Il testo degli Atti degli apostoli ci racconta di Pietro in catene, vigilato a vista, prigioniero per volontà di Erode. C’è una Chiesa che prega per lui: “Mentre Pietro dunque era tenuto in carcere, dalla Chiesa saliva incessantemente a Dio una preghiera per lui” (At 5,12). C’è una Chiesa che prega anche per te don Loreto: è la nostra Chiesa qui rappresentata dal Vescovo, dai presbiteri, dai diaconi, dai consacrati, dal fedeli laici. Non puoi e non devi sentirti solo, pur consapevole delle catene pesanti che limitano le molte aspirazioni, e delle prigioni interiori che impediscono la totale libertà del cuore. Il Signore libera i prigionieri (cfr. Sal 145): “Egli toccò il fianco di Pietro, lo destò…e le catene gli caddero dalle mani” (At 12, 7). Nella presenza dell’angelo dobbiamo riconoscere l’iniziativa di Gesù risorto che chiede a Pietro di seguirlo ancora, ma a precise condizioni: “Alzati, in fretta!…Mettiti la cintura e legati i sandali…Metti il mantello e seguimi” (At 12, 7-8). Come si vede, la liberazione di Pietro viene raccontata seguendo una tipologia esodale. Vari indizi, infatti, rinviano al racconto dell’uscita dall’Egitto, in Es 12: la liberazione ha luogo di notte (Es 12,8); l’angelo ordina di affrettarsi, di mettere la cintura e legare i sandali (Es 12,11); l’espressione “strappare dalla mano di Erode” (At 12, 11) riproduce la formula “strappare dalla mano del faraone” (Es 18,8-10); infine, l’invito “seguimi” dà inizio al cammino dell’esodo, come quello di Mosè con il suo popolo.
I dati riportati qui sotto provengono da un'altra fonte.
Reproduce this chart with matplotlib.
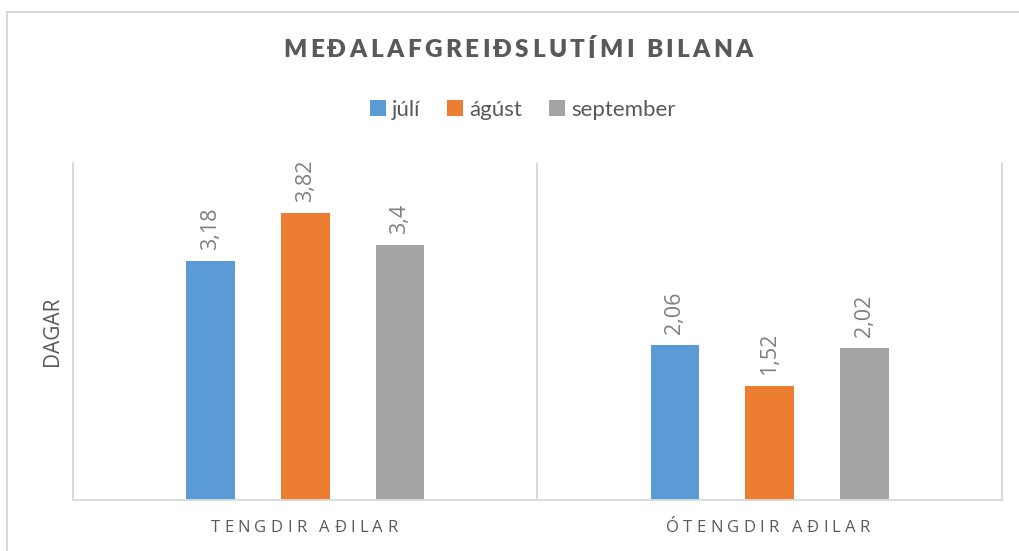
import matplotlib
matplotlib.use("Agg")
import matplotlib.pyplot as plt
import matplotlib.patches as mpatches
import numpy as np

# data
categories = ["TENGDIR AÐILAR", "ÓTENGDIR AÐILAR"]
series_names = ["júlí", "ágúst", "september"]
julí = [3.18, 2.06]
ágúst = [3.82, 1.52]
september = [3.4, 2.02]
values = [julí, ágúst, september]
colors = ["#5B9BD5", "#ED7D31", "#A5A5A5"]

TEXT = "#595959"
LINE = "#D9D9D9"
plt.rcParams['font.family'] = ['Lato', 'DejaVu Sans']

W, H = 1020, 551
fig = plt.figure(figsize=(W / 100, H / 100), dpi=100)
ax = fig.add_axes([73 / W, 1 - 500 / H, (1002 - 73) / W, (500 - 163) / H])

# outer chart border (light gray)
fig.patches.append(mpatches.Rectangle((7 / W, -0.1), 1.2, 1 - 12 / H + 0.1,
                                      transform=fig.transFigure, fill=False,
                                      edgecolor=LINE, linewidth=1.5))

x = np.arange(len(categories))
offset = 0.204
width = 0.105
for i, (name, vals, col) in enumerate(zip(series_names, values, colors)):
    pos = x + (i - 1) * offset
    ax.bar(pos, vals, width=width, color=col, label=name, zorder=2)
    for px, v in zip(pos, vals):
        ax.annotate(f"{v:g}".replace(".", ","), (px, v), xytext=(0, 8),
                    textcoords="offset points", rotation=90, ha="center",
                    va="bottom", color="#7F7F7F", fontsize=15.5,
                    family=['Open Sans', 'DejaVu Sans'])

ax.set_xlim(-0.5, 1.5)
ax.set_ylim(0, 4.49)
ax.axvline(0.5, color=LINE, linewidth=1.3, zorder=1)
for s in ["left", "right", "bottom"]:
    ax.spines[s].set_color(LINE)
    ax.spines[s].set_linewidth(1.3)
ax.spines["top"].set_visible(False)
ax.set_xticks([])
ax.set_yticks([])
ax.set_ylabel("DAGAR", color=TEXT, fontsize=15, labelpad=7,
              family=['Open Sans', 'DejaVu Sans'])

fig.canvas.draw()
renderer = fig.canvas.get_renderer()


def spaced_text(s, cx, cy, track, **kw):
    """place characters one by one to get letter spacing (pixel coords)"""
    texts = [fig.text(0, 0, c, transform=None, va="center", ha="left", **kw) for c in s]
    widths = [t.get_window_extent(renderer).width for t in texts]
    total = sum(widths) + track * (len(s) - 1)
    xx = cx - total / 2
    for t, w in zip(texts, widths):
        t.set_position((xx, H - cy))
        xx += w + track


spaced_text("MEÐALAFGREIÐSLUTÍMI BILANA", 518, 50, 3.4, fontsize=17.5,
            fontweight="heavy", color=TEXT)
for cat, cx in zip(categories, [304, 768]):
    spaced_text(cat, cx, 528, 4.3, fontsize=12, color=TEXT,
                family=['Open Sans', 'DejaVu Sans'])

fig.legend(loc="center", bbox_to_anchor=(523 / W, 1 - 110 / H), ncol=3,
           frameon=False, fontsize=16, handlelength=0.7, handleheight=0.7,
           handletextpad=0.3, columnspacing=1.2, labelcolor=TEXT)

fig.savefig("out.png", dpi=100)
Caro Loreto, iniziando oggi il tuo cammino presbiterale, sei posto dal Signore a guida del suo popolo: Lui ti sosterrà nelle prove bibliche del deserto, evocate dalla fame e dalla sete; ti aiuterà a fronteggiare ogni genere di difficoltà, di sfiducia, di solitudine pastorale. Sperimenterai molto concretamente che solo la sua potente azione porterà a compimento il tuo generoso servizio: “Ho combattuto la buona battaglia, ho terminato la corsa, ho conservato la fede” (2Tim 4, 7). Lui ti sorprenderà ancora, ancora di più a sessant’ anni. Forse oggi vivi lo stesso stupore di Pietro, il

quale “non si rendeva conto che era realtà ciò che stava succedendo” (At 12, 9). Invece, è realtà ciò che oggi sta succedendo anche nella tua vita; non è una visione: “Ora so veramente che il Signore ha mandato il suo angelo” (At 12,11). Anche il Rito di ordinazione ti richiama a tale consapevolezza quando ti viene ricordato: “Renditi conto di ciò che farai, imita ciò che celebrerai, conforma la tua vita al mistero della croce di Cristo Signore”. Amen.